I think I am getting more woke. I was giving a talk about poetry at a university. I was illustrating the need to be personal and specific, especially in the realm of “political” poems. I used the African American poet Countee Cullen’s poem, although at that moment I couldn’t remember the poet. I said the poem was about a boy visiting a large city (the poem is “An Incident,” the city is Baltimore) who for the first time in his life was called the N-word, and that’s all he remembered from his visit. Because the poem used the word, I used it.
A few days later, I got a message from the director of the program, letting me know an African American student had come to see her, very disturbed that I had used that word. I have to admit, I was shocked. And embarrassed. The director sent me an essay she thought might help me understand, written by a teacher and her student about this very issue.
My first thought was “Oh for Pete’s sake, are we going to erase history, edit historical novels, now?” My further considered answer is “Well, I guess we don’t need to erase history, but we need to acknowledge what that word has done.” In other words, I guess have no right to use the word, even in the innocent way I used it.
I was describing this incident at Thanksgiving. My granddaughter Abby was listening. She’s 15 and goes to Sidwell, the Friends school in D.C. There are a large number of African Americans in her school. She quickly said “No, you can’t use that word. Period.”
Then she told us her class is reading Homegoing, by Yaa Gyasi. The book is set initially in Ghana, among slave traders and the warring tribes that supply the slaves. It travels across time to plantations in the American south, and to New York. . . .I’m not finished with it yet. (You can read about it in the May issue of The New Yorker.) Abby said her teacher—who is from Ghana and wears tribal dress—said she wanted her students to read the book , to know what the history is, so that, she said, her own son might be less afraid to go out at night. The other Black students in the class, mostly the boys, said they’re always at least a little scared when they go out. They’ve been taught, never walk with your hands in your pockets, never pull up your hood.
The novel describes the unspeakable condition of the dungeon where slaves were packed in so closely they were layered on top of each other in the dark. They couldn’t move; it describes rapes and murder.
Are 15-year-olds too young to read this? How foolish to think so, since violence and hatred is everywhere. It’s a matter, it seems to me, of having a wise teacher who knows how to lead the discussion.
I actually think it’s the young Black students who are woke. They’ve come to a sharper degree of consciousness not only about their present situation, but about their past. We’ve all known this history, of course, for a long time, but if you’re Black, to feel it in some articulate way, not just in your bones, that may be what’s changing. To read it and write about it—such work is proliferating at a grand rate.

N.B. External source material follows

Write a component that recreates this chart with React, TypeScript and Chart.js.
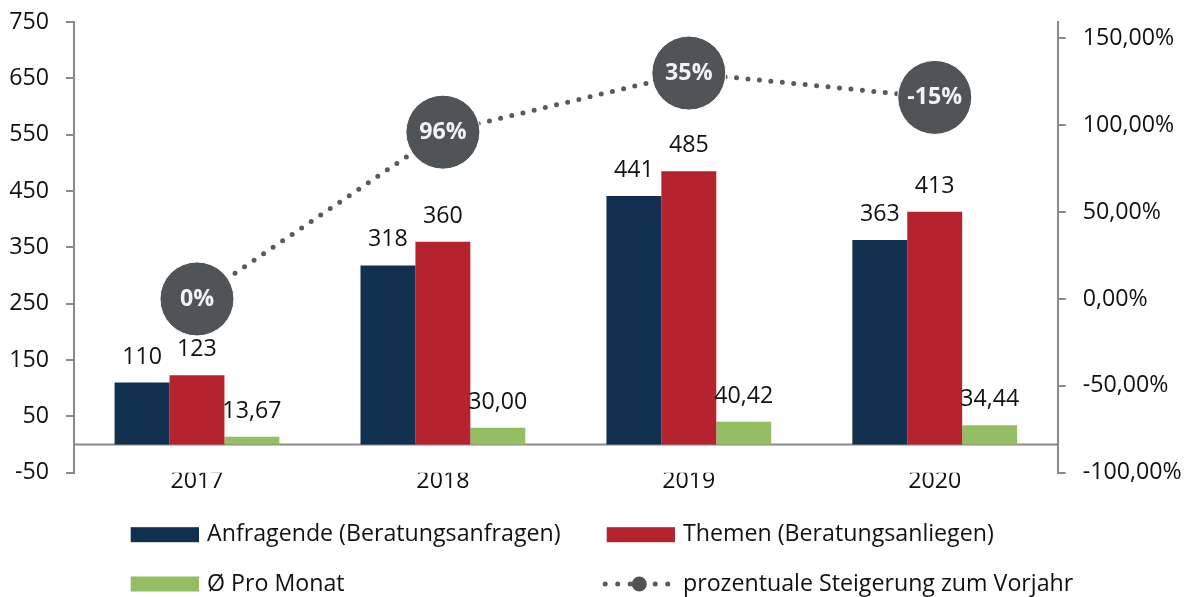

If you were the one whose relatives had been grossly abused for generations in the name of the N-word, you ought to be the only one allowed to touch it, to say it. it is radioactive. It stands for, for, for what I can’t even imagine, having been remarkably privileged all my life. Not that my contemporary life has been easy, or comfortable, but it’s been safe from the thousand cuts.
I’m not thinking groveling with guilt, here. I can’t fix what happened. I’m thinking awareness. And respect. Awareness of what the long reach of history has wrought, for us all. And the respect not to reach into the filthy grab-bag of history for our words.